A silky smooth lining isn't a good idea in the hood as that would slip right off your head. I also have some trim in the stash that I'm deciding whether to use or not.  There's @1.5m left from one piece,  and two small rolls of 2.1m.



Thursday, 16 May 2019

Red, Pink or dye+pink cloak decisions

Yesterday I forgot to take the red wool to work to cut out on the large meeting table after work. Ugh.  Last Sunday I pre-shrank 5 woollen fabrics - these 3 are on my cloak list.  The red for scarlet regency,  the pink for a backup wool cloak and the green tweed check for steampunk as we've got a new event this July in Sydney.






I'll use any of them in real life in our few weeks of winter, as I find it easier to regulate how warm I am than a coat. I haven't even had a coat for around 25 years,  and it was teal.  No black coat or suit for me,  much as I love crows and ravens.

The pink is 100% wool and dyes really well,  so I can change it if I don't want to be a short wide vibrant pink blob on the horizon. Then I could make it a colour more likely to be worn c1800. That's the cut I'm aiming for.

If I don't dye it,  then I have two short lengths of vintage cotton I can use for lining the facing and hood. Back in the day they used silk (pics look like taffeta not crepe de chine) and my stash only has ecru,  putty green and cyclamen pink satin IR crepe de chine. The wrong pink for this.  Decisions.


Monday, 6 July 2015

a second cloak added to my sewing list

The beginning of last year I was drooling over a plaid wool cloak in the Met and a similar plaid fabric for sale at FFC. It's true I may have spent a lot of time in museum websites, and looking at FFC fabrics.  I would even have been tempted to buy the orange plaid except that yellow and orange make me look severely jaundiced. Not just a little, but deathly and nobody wants to look their worst. Well no reasonable person. I'm not that crazy.

Well early in June this year I came across some plaid wool fabric being sold on ebay AU during a sewing studio clean up.  And there was 5 metres, at under $10 pm. I bagsed it in a heartbeat because there's enough for a regency cloak, and it's lightweight which suits me in the Sydney climate. Most importantly the colours suit me ... muted green, mauve/grey and black. I've hugged it a couple of times since it arrived in the mail


See how lightweight it is:


On pinterest I've tagged 5-6 extant plaid/tartal cloaks from the early 1800s including a fashion plate.  They all seem to have a collar and capelet/s and no hood. Which is a bit sadmaking as there are definitely plain and print cloaks with hoods in this time, but I haven't found a plaid cloak with hood until mid 19th century.

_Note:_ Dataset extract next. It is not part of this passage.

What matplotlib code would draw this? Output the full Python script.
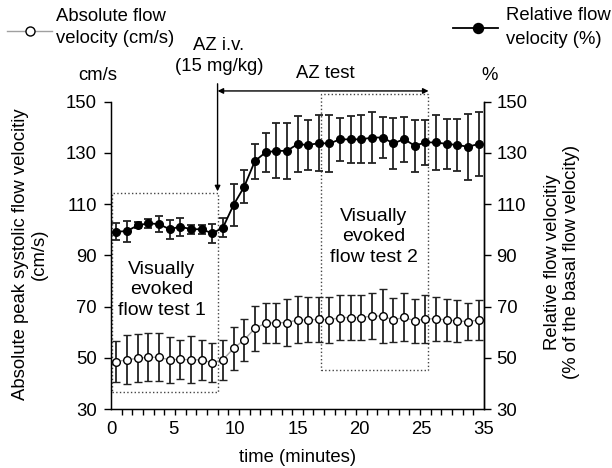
"""
Flow velocity before / after AZ i.v. (absolute and relative), with error bars
"""

import numpy as np
import matplotlib
matplotlib.use('Agg')
import matplotlib.pyplot as plt
from matplotlib.patches import Rectangle
from matplotlib.lines import Line2D

plt.rcParams['font.family'] = ['Liberation Sans', 'DejaVu Sans']

# Data, one sample per minute slot
minutes = np.arange(0.5, 35, 1.0)
abs_mean = [48.5, 49.2, 49.8, 50.2, 50.2, 49.2, 49.4, 49.2, 49.2, 48.1, 49.2,
            53.7, 57.0, 61.5, 63.5, 63.7, 63.7, 64.8, 64.8, 65.0, 64.8, 65.7,
            65.7, 65.7, 66.3, 66.3, 64.8, 65.8, 64.4, 65.2, 65.2, 64.8, 64.4,
            64.1, 64.8]
abs_err = [7.9, 9.6, 9.3, 9.3, 9.4, 9.1, 7.7, 9.2, 7.7, 7.7, 7.7,
           8.5, 8.1, 8.9, 7.9, 7.8, 9.2, 9.2, 8.8, 8.8, 9.1, 8.8,
           8.8, 8.9, 8.9, 10.4, 8.5, 9.4, 8.5, 9.3, 8.6, 8.3, 8.3,
           7.3, 7.9]
rel_mean = [99.2, 99.5, 101.7, 102.5, 102.2, 100.2, 101.2, 100.2, 100.2, 98.6,
            100.8, 109.7, 116.8, 126.8, 130.2, 130.8, 130.8, 133.4, 133.1, 133.8,
            133.7, 135.3, 135.3, 135.3, 136.0, 136.0, 133.7, 135.4, 132.8, 134.1,
            134.1, 133.5, 133.1, 132.4, 133.5]
rel_err = [3.4, 4.1, 1.2, 1.8, 3.0, 3.7, 3.5, 1.8, 1.8, 3.6,
           3.8, 8.1, 6.4, 6.8, 7.6, 10.7, 11.0, 11.0, 9.8, 11.0,
           11.2, 8.3, 9.3, 9.4, 9.9, 8.0, 9.8, 8.8, 10.2, 8.8,
           10.7, 9.8, 10.1, 12.9, 12.6]

x_tick_labels = ['0', '5', '10', '15', '20', '25', '35']
y_ticks = [30, 50, 70, 90, 110, 130, 150]

# Event / test windows (x in minute slots, y in axis units)
az_time = 10.0
az_test_end = 29.8
test1_box = (0.12, 36.8, 10.0, 114.5)   # x0, y0, x1, y1
test2_box = (19.66, 45.2, 29.7, 152.9)

FS = 13.3
W, H = 612, 468

fig = plt.figure(figsize=(W / 100, H / 100), dpi=100)
ax = fig.add_axes([111 / W, 1 - 409 / H, (484 - 111) / W, (409 - 101.7) / H])

# Series
ax.errorbar(minutes, abs_mean, yerr=abs_err, fmt='-o', color='#a0a0a0', lw=1.0,
            ecolor='#222222', elinewidth=1.3, capsize=3.2, capthick=1.3,
            marker='o', ms=5.5, mfc='white', mec='black', mew=1.0, zorder=3)
ax.errorbar(minutes, rel_mean, yerr=rel_err, fmt='-o', color='black', lw=1.3,
            ecolor='#222222', elinewidth=1.3, capsize=3.2, capthick=1.3,
            marker='o', ms=5.5, mfc='black', mec='black', zorder=4)

# Dotted test boxes
for x0, y0, x1, y1 in (test1_box, test2_box):
    ax.add_patch(Rectangle((x0, y0), x1 - x0, y1 - y0, fill=False, ls=':',
                           lw=1.0, ec='#444444', clip_on=False, zorder=1))

ax.text((test1_box[0] + test1_box[2]) / 2 - 0.3, 76.5, 'Visually\nevoked\nflow test 1',
        ha='center', va='center', fontsize=14, linespacing=1.28)
ax.text((test2_box[0] + test2_box[2]) / 2, 97.3, 'Visually\nevoked\nflow test 2',
        ha='center', va='center', fontsize=14, linespacing=1.28)

# AZ injection arrow and AZ test span
ax.annotate('', xy=(az_time, test1_box[3] + 0.5), xytext=(az_time, 157.0),
            arrowprops=dict(arrowstyle='-|>', color='black', lw=1.0,
                            mutation_scale=8, shrinkA=0, shrinkB=0),
            annotation_clip=False)
ax.annotate('', xy=(az_test_end, 154.2), xytext=(az_time, 154.2),
            arrowprops=dict(arrowstyle='<|-|>', color='black', lw=1.0,
                            mutation_scale=8, shrinkA=0, shrinkB=0),
            annotation_clip=False)

# Axes
ax.set_xlim(0, 35)
ax.set_ylim(30, 150)
ax.set_xticks(np.linspace(0, 35, 7))
ax.set_xticklabels(x_tick_labels)
ax.set_xticks(np.arange(0, 36), minor=True)
ax.set_yticks(y_ticks)
ax.tick_params(axis='x', which='major', length=0, pad=9, labelsize=FS)
ax.tick_params(axis='x', which='minor', length=4, width=1.0, direction='out')
ax.tick_params(axis='y', length=5, width=1.0, pad=5, labelsize=FS)
ax.spines['top'].set_visible(False)
for s in ('left', 'bottom', 'right'):
    ax.spines[s].set_linewidth(1.0)

ax2 = ax.twinx()
ax2.set_ylim(30, 150)
ax2.set_yticks(y_ticks)
ax2.tick_params(axis='y', length=5, width=1.0, pad=4, labelsize=FS)
ax2.spines['top'].set_visible(False)
ax2.spines['right'].set_linewidth(1.0)

# Axis titles
fig.text(298 / W, 1 - 458 / H, 'time (minutes)', ha='center', va='center', fontsize=FS)
fig.text(30 / W, 1 - 254 / H, 'Absolute peak systolic flow velocitiy\n(cm/s)',
         rotation=90, ha='center', va='center', fontsize=FS, linespacing=1.1)
fig.text(562 / W, 1 - 262 / H, 'Relative flow velocitiy\n(% of the basal flow velocity)',
         rotation=90, ha='center', va='center', fontsize=FS, linespacing=1.1)
fig.text(98 / W, 1 - 75 / H, 'cm/s', ha='center', va='center', fontsize=FS)
fig.text(490 / W, 1 - 75 / H, '%', ha='center', va='center', fontsize=FS)

# Annotations above the plot
fig.text(219 / W, 1 - 45 / H, 'AZ i.v.', ha='center', va='center', fontsize=FS)
fig.text(219 / W, 1 - 67 / H, '(15 mg/kg)', ha='center', va='center', fontsize=FS)
fig.text(325 / W, 1 - 73 / H, 'AZ test', ha='center', va='center', fontsize=FS)

# Hand-made legends
fig.add_artist(Line2D([7 / W, 52 / W], [1 - 30.5 / H, 1 - 30.5 / H], color='#a0a0a0', lw=1.0,
                      transform=fig.transFigure))
fig.add_artist(Line2D([30 / W], [1 - 30.5 / H], marker='o', ms=6.5, mfc='white', mec='black',
                      mew=1.0, transform=fig.transFigure))
fig.text(56 / W, 1 - 16.5 / H, 'Absolute flow', ha='left', va='center', fontsize=FS)
fig.text(56 / W, 1 - 38.5 / H, 'velocity (cm/s)', ha='left', va='center', fontsize=FS)

fig.add_artist(Line2D([453 / W, 498 / W], [1 - 27.5 / H, 1 - 27.5 / H], color='black', lw=1.3,
                      transform=fig.transFigure))
fig.add_artist(Line2D([478 / W], [1 - 27.5 / H], marker='o', ms=7.2, mfc='black', mec='black',
                      transform=fig.transFigure))
fig.text(506 / W, 1 - 15.5 / H, 'Relative flow', ha='left', va='center', fontsize=FS)
fig.text(506 / W, 1 - 39 / H, 'velocity (%)', ha='left', va='center', fontsize=FS)

plt.savefig('out.png', dpi=100)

The fashion plate is appealing, found on Robin's Plaid Regency page though in my fabric it'd be less vibrand and more muted like the cloak in the Killerton collection fo the National Trust UK (item number 1360836, c1820-30, lady's travelling cloak).



Part of me - the heart part - wants to make this for the regency weekend at the end of October, but my head is telling me to make the hooded scarlet wool cloak/cape first. Partly cos I've had the fabric longer.  Also I know that I tend to plan more than I can achieve, so a plain hooded cloak is easier and more likely.